News & Stories

First Study to Calculate Money Laundered Between Mexico and the U.S.

Posted Jan 09 2012

A SIPA Capstone workshop is the first project of its kind to calculate the illegal financial flows between Mexico and the United States.

The study reveals that $182 billion is laundered each year in the United States and $14.5 billion in Mexico, with $10 billion circulating between the two countries. Forty percent of the money laundered is the result of drug trafficking, the study determined.

The report, conducted by a team of SIPA students for the nonprofit research organization Global Financial Integrity (GFI), has captured the attention of the Mexican Congress and is to be published in January 2011.

Money laundering has daunting effects on a nation’s economy. Policymakers lack adequate data to quantify the phenomenon and take relevant action against it. The Capstone workshop sets a methodological basis for further studies. The workshop team comprised SIPA students Nicolas Brien, Kim Danh, Maria Fernanda Estrada, Julieta Mejía Ibáñez, Max Risch and Maureen Tee, with faculty adviser JaeBin Ahn.

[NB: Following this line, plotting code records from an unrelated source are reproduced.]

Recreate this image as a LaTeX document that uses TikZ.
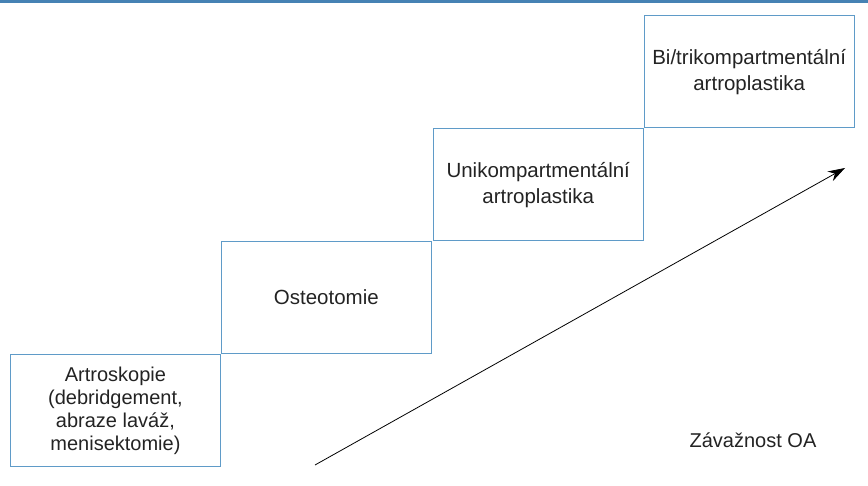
\documentclass[tikz,border=0pt]{standalone}
\usepackage{fontspec}
\setmainfont{Liberation Sans}
\usepackage{tikz}
\usetikzlibrary{positioning,arrows.meta}
\definecolor{bandblue}{RGB}{70,130,180}
\definecolor{boxblue}{RGB}{95,155,200}
\definecolor{txtgray}{RGB}{35,35,35}

\begin{document}
\begin{tikzpicture}[x=1pt,y=-1pt,>={Stealth[length=17pt,width=11pt]},
      step box/.style={rectangle,draw=boxblue,line width=0.9pt,minimum width=210pt,
        minimum height=112pt,inner sep=0pt,align=center,text=txtgray,
        font=\fontsize{20.5}{26}\selectfont},
      tight/.style={font=\fontsize{20}{23}\selectfont}]
      \useasboundingbox (0,0) rectangle (868,486);
      \fill[bandblue] (0,0) rectangle (868,3);

      \node[step box,tight,anchor=south west] (arth) at (10,467)
        {Artroskopie\\(debridgement,\\abraze laváž,\\menisektomie)};
      \node[step box] (osteo) [above right=0pt and 0pt of arth] {Osteotomie};
      \node[step box] (uni) [above right=0pt and 1pt of osteo]
        {Unikompartmentální\\artroplastika};
      \node[step box] (bitri) [above right=0pt and 0pt of uni]
        {Bi/trikompartmentální\\artroplastika};

      \coordinate (low) at (315,465);
      \coordinate (high) at (845,168);
      \node[text=txtgray,font=\fontsize{20}{26}\selectfont] (sev) at (753,440) {Závažnost OA};

      \draw[->,line width=0.8pt] (low) -- (high);
\end{tikzpicture}
\end{document}
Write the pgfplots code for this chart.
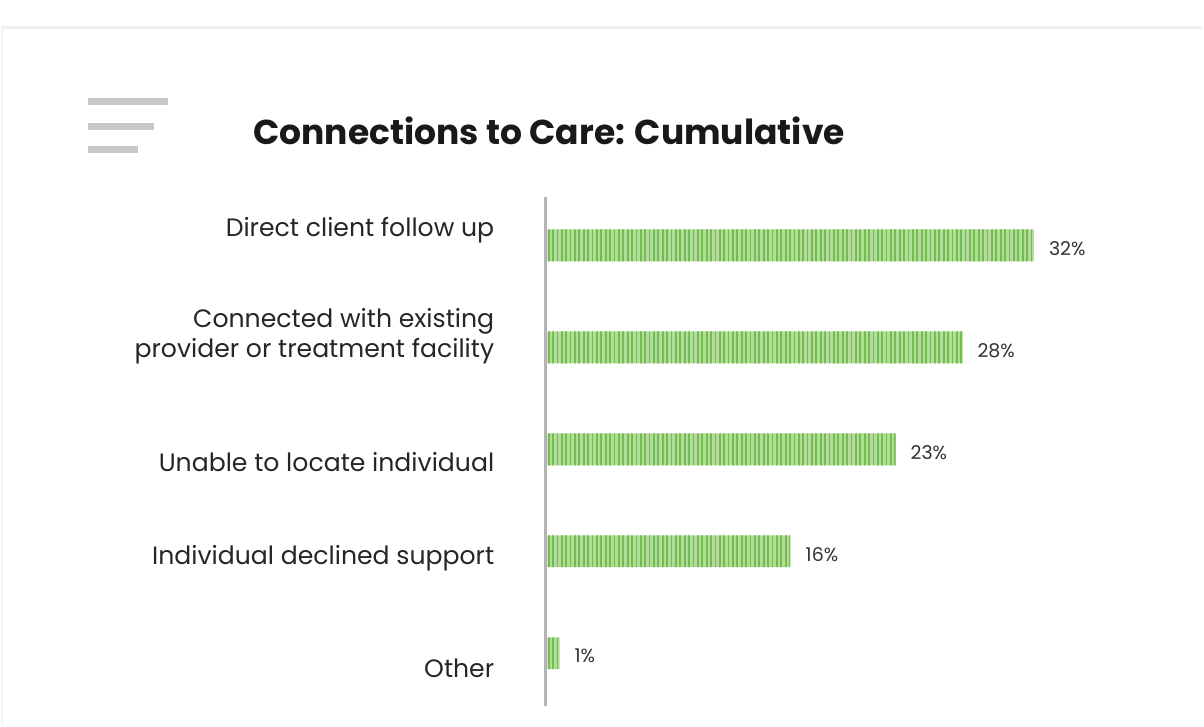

Results from the study highlight two key elements of the money laundering process that require government action: the need to reinforce financial regulations and the importance of improved multilateral coordination between law enforcement agencies and financial regulators in the United States and Mexico.

The study uses the economic “gravity” model constructed by John Walker and Brigitte Unger (2006) to define illegal financial flows, refining the model’s attractiveness and distance indices and introducing a new methodology to calculate the portion of criminal revenues being laundered. This represents the first known attempt to produce a transparent and comprehensive tool to calculate illegal financial flows on a bilateral basis.

“The findings are relevant since targeting illicit funds is one of the most effective ways of dealing with drug trafficking,” says team member Julieta Mejía Ibáñez (MIA ’11). “Strengthening anti-money laundering policies represents an alternative to armed combat.”

In four years narcotics-related violence has killed more than 34,000 people in Mexico. The government’s strategy of counterattacking drug cartels has led to an increase in violence. Incarcerating individuals only briefly disrupts criminal activities.

The team recommends attacking drug traffickers through their money laundering activities, through effective legislation, government training, interagency cooperation, financial institution accountability, and a culture of compliance.